Maxis’s 1H23 net profit of RM649mn was in line with ours and consensus expectations, accounting for 50.0% and 47.0% of full year estimates respectively. Net profit in 1H23 rose by 6.2% YoY supported by growth in consumer (4.7% YoY) and enterprise (4.5% YoY) business. We foresee a flattish earnings growth and remains concern on Maxis near term dividend outlook. Maintain a HOLD call with a TP of RM3.95. Our valuation is derived based on DCF valuation with a WACC of 8.0% and a long-term growth of 1.0%.
- Within expectations. 1HFY23 net profit of RM649mn (YoY: +6.2%) was in line with ours and consensus expectations accounting for 50% and 47% of full year forecast respectively.
- Dividend. The group declared a second interim dividend of 4.0 sen per ordinary share, bringing cumulative 1HFY23 DPS to 8.0 sen (versus 10.0sen in 1HFY23).
- QoQ. Maxis’s 2QFY23 revenue slightly down by 2.2% QoQ while Maxis’s earnings edged up by 2.8% QoQ in-line with higher EBITDA, as lower device launches in 2QFY23 led to lower device costs. As for consumer business, postpaid and home connectivity recorded a marginal improvement by 0.8% QoQ and 3.2% QoQ respectively.

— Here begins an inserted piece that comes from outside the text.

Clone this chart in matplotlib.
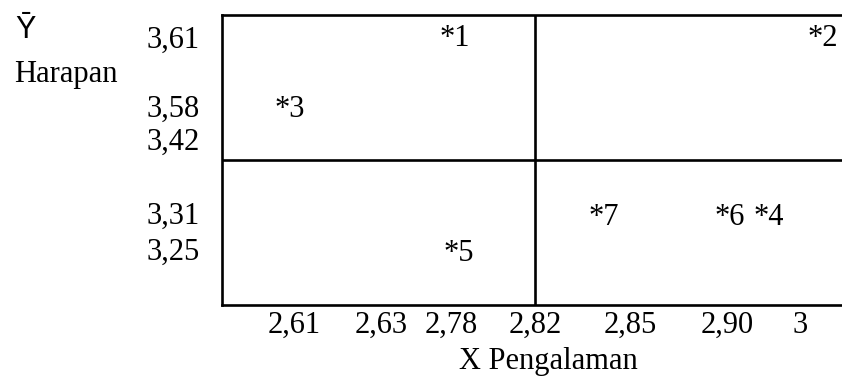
import matplotlib
matplotlib.use("Agg")
import matplotlib.pyplot as plt

# tick labels (as printed, decimal comma)
x_labels = ["2,61", "2,63", "2,78", "2,82", "2,85", "2,90", "3"]
y_labels = ["3,61", "3,58", "3,42", "3,31", "3,25"]

# points: name, x tick it sits on, y tick it sits on
point_names = ["*1", "*2", "*3", "*4", "*5", "*6", "*7"]
point_x = ["2,78", "3", "2,61", "3", "2,78", "2,90", "2,85"]
point_y = ["3,61", "3,61", "3,58", "3,31", "3,25", "3,31", "3,31"]

x_title = "X Pengalaman"
y_symbol = "\u0232"
y_title = "Harapan"

# layout: where each printed tick sits along the frame (axes fraction)
x_pos = [0.116, 0.256, 0.369, 0.505, 0.658, 0.815, 0.932]
y_pos = [0.924, 0.686, 0.572, 0.317, 0.193]
# small pixel nudges of the point labels, as in the original
nudge = [(4, 2), (23, 2), (-4, 0), (-31, -1), (8, -1), (2, -1), (-26, -1)]

serif = "Liberation Serif"
fs = 22

fig = plt.figure(figsize=(8.42, 3.76), dpi=100)
ax = fig.add_axes([222 / 842, 1 - 305 / 376, 1 - 222 / 842, 290 / 376])
ax.set_xlim(0, 1)
ax.set_ylim(0, 1)

for side in ["left", "top", "bottom"]:
    ax.spines[side].set_linewidth(1.9)
ax.spines["right"].set_visible(False)

# quadrant dividers at the means
ax.axvline(x_pos[x_labels.index("2,82")], color="black", lw=1.9)
ax.axhline(0.5, color="black", lw=1.9)

ax.set_xticks(x_pos)
ax.set_xticklabels(x_labels, fontfamily=serif, fontsize=fs)
ax.set_yticks(y_pos)
ax.set_yticklabels(y_labels, fontfamily=serif, fontsize=fs)
ax.tick_params(axis="x", length=0, pad=4)
ax.tick_params(axis="y", length=0, pad=16)

for name, xl, yl, (dx, dy) in zip(point_names, point_x, point_y, nudge):
    ax.annotate(name, xy=(x_pos[x_labels.index(xl)], y_pos[y_labels.index(yl)]),
                xytext=(dx, dy), textcoords="offset pixels",
                ha="center", va="center_baseline",
                fontfamily=serif, fontsize=fs)

ax.set_xlabel(x_title, fontfamily=serif, fontsize=fs)
ax.xaxis.set_label_coords((548 - 222) / 620, (305 - 361) / 290)
ax.xaxis.label.set_va("center")

fig.text(25 / 842, 1 - 38 / 376, y_symbol, ha="center", va="baseline",
         family=["Liberation Sans", "DejaVu Sans"], fontsize=22)
fig.text(14 / 842, 1 - 82 / 376, y_title, ha="left", va="baseline",
         fontfamily=serif, fontsize=fs)

fig.savefig("out.png", dpi=100)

- YoY. Top-line and bottom-line increased by 1.9% YoY and 2.2% YoY respectively, as service revenue grew by 3.2% supported by the growth in consumer business and enterprise revenue. It is worth to note that postpaid business revenue was up by 7.5% YoY, pushed by higher postpaid subscriptions by 6.3% YoY.
- YTD. As for 1HFY23, Maxis registered better revenue and earnings of RM4,996mn (3.4% YoY) and RM649mn (6.2% YoY). 1HFY23 EBITDA slightly up by 1.8% YoY in-line with the rise in service revenue, which was offset by a decrease in USP income due to fewer project fulfilments in 2023. The marginal decline in EBIT however was attributed to elevated amortization expenses stemming from spectrum and software costs.
- Outlook. In regards with Maxis's 5G development, the group has indicated that once they sign the AA, they will launch the 5G-related products, most likely next week. Looking ahead, we do foresee an increase in capital expenditure due to investments in 5G infrastructure and other related products. We anticipate relatively stagnant earnings growth and remain concerned about Maxis's near-term outlook due to its challenging financial performance. Additionally, we are concern on the group's dividend outlook as Maxis’s first and second dividends are lower than its historical rate of 5 sen. However, considering the potential obligations linked to 5G and investments in fiber-optic infrastructure, we believe that the current quarter's DPS rate is fair.
- Our call. Maintain a HOLD call with a TP of RM3.95. Our valuation is derived based on DCF valuation with a WACC of 8.0% and a long-term growth of 1.0%.